_Work required_
Your output is the lines from the first one to the one containing "var xStart = 1573.62;", repeated exactly, with images left out.

_Code that draws figures_
------------------------------------
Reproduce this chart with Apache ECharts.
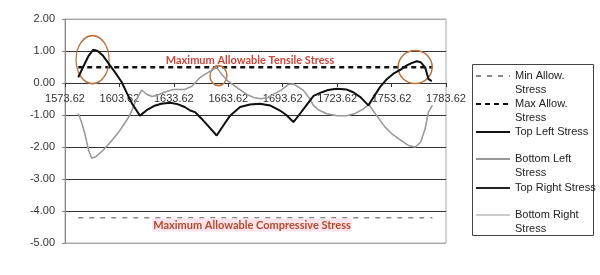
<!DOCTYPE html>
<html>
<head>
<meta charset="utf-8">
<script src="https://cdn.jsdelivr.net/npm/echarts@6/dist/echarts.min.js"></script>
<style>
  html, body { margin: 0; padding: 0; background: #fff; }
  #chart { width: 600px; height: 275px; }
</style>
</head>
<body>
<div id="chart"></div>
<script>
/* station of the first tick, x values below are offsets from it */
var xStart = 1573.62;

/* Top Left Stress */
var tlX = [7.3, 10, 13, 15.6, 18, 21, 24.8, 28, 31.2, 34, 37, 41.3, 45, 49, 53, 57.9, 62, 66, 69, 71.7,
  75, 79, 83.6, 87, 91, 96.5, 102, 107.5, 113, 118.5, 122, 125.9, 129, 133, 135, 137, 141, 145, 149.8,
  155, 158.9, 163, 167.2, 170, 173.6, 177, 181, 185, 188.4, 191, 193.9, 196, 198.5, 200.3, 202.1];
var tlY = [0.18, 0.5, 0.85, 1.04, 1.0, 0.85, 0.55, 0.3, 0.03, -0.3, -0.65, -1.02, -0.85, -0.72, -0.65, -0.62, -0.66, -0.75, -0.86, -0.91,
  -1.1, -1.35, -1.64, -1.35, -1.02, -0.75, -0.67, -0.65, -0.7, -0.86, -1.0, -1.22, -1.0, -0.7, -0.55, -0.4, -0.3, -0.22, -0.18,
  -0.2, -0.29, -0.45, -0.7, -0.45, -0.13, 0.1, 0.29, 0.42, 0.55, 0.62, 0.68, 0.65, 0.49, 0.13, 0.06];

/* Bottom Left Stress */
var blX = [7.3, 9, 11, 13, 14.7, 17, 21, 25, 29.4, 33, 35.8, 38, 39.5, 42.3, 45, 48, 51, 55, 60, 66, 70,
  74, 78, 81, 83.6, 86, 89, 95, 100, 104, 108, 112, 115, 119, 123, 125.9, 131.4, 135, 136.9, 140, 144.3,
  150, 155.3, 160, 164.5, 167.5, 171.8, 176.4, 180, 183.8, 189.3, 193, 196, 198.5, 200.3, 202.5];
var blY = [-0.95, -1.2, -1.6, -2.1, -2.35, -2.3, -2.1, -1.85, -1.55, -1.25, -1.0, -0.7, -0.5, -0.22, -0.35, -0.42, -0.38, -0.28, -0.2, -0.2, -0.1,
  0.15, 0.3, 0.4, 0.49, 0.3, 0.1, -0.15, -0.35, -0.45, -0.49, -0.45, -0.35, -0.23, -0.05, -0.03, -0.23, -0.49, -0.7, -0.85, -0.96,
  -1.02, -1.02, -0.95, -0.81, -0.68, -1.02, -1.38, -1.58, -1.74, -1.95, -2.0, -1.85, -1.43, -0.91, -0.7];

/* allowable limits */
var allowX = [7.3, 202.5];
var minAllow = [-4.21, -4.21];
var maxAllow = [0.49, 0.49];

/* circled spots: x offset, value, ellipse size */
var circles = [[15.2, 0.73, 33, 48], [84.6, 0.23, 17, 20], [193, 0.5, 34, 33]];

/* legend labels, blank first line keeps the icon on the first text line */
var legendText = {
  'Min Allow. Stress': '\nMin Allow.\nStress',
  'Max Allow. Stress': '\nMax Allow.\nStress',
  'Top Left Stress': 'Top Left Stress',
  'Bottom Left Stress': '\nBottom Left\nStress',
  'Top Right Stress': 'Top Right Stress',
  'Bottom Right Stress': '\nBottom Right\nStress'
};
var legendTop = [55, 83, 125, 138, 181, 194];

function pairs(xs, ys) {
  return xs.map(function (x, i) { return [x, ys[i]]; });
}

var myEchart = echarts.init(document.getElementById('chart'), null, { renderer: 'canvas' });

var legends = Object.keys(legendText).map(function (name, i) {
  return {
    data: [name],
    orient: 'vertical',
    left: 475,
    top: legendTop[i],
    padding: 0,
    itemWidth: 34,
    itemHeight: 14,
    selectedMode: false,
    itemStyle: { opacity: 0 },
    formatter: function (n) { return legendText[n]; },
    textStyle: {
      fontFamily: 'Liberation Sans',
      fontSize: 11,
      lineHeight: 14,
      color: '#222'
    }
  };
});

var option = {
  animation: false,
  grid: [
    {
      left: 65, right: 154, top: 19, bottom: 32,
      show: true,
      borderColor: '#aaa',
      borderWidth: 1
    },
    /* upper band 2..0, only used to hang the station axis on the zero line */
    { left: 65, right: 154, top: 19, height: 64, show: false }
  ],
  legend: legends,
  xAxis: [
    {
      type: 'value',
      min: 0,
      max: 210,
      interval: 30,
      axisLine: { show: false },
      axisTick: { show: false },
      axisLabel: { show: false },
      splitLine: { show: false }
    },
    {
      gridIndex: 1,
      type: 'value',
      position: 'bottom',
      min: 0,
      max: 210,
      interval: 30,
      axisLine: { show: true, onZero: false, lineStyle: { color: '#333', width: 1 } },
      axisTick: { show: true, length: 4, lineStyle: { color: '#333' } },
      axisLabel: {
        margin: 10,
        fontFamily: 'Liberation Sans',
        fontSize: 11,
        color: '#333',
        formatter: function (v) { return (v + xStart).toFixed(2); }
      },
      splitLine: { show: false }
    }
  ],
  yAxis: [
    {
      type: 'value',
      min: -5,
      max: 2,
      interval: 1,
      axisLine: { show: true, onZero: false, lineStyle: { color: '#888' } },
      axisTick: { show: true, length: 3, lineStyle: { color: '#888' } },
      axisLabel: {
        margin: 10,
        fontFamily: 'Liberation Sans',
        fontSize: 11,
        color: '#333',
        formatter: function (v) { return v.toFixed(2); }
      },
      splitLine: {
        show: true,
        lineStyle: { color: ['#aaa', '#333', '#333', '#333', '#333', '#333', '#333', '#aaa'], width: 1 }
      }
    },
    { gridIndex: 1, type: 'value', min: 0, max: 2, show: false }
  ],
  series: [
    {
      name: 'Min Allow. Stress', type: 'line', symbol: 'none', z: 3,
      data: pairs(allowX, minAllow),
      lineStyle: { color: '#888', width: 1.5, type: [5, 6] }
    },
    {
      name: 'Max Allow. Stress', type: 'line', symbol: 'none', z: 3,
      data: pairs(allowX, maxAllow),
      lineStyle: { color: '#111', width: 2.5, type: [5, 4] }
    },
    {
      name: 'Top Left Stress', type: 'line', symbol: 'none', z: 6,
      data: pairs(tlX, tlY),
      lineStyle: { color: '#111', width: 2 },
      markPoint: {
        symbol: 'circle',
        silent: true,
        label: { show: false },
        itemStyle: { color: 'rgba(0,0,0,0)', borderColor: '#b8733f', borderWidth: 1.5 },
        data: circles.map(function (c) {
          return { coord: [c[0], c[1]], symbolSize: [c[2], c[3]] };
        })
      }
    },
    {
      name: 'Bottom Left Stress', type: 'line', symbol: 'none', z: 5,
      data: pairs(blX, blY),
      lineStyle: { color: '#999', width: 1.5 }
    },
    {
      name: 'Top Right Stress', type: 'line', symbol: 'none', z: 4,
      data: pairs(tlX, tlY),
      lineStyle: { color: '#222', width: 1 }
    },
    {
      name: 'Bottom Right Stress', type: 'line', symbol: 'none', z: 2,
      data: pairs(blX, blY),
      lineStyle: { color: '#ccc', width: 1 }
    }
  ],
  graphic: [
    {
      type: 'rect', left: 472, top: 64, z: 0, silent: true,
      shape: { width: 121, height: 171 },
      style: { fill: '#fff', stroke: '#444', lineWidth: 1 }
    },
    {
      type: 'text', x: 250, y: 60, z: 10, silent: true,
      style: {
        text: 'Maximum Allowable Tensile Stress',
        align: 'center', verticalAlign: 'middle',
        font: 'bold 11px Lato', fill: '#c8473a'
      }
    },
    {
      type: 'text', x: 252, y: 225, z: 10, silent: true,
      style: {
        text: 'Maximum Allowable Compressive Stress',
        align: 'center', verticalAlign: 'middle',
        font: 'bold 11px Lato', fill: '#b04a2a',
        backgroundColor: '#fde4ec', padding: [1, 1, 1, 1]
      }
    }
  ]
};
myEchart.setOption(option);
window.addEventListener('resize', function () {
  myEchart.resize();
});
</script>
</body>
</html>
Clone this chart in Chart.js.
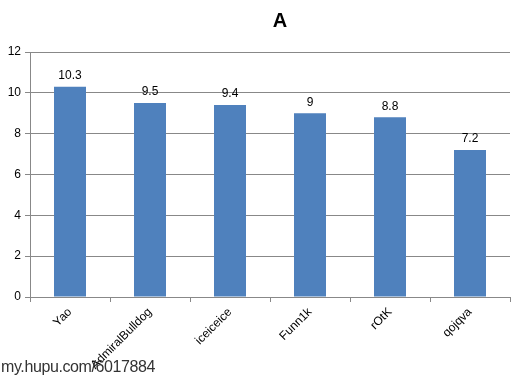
------------------------------------
_Task response_
Reproduce this chart with Apache ECharts.
<!DOCTYPE html>
<html>
<head>
<meta charset="utf-8">
<script src="https://cdn.jsdelivr.net/npm/echarts@6/dist/echarts.min.js"></script>
<style>
  html, body { margin: 0; padding: 0; background: #fff; }
  #chart { width: 600px; height: 275px; }
</style>
</head>
<body>
<div id="chart"></div>
<script>
/* station of the first tick, x values below are offsets from it */
var xStart = 1573.62;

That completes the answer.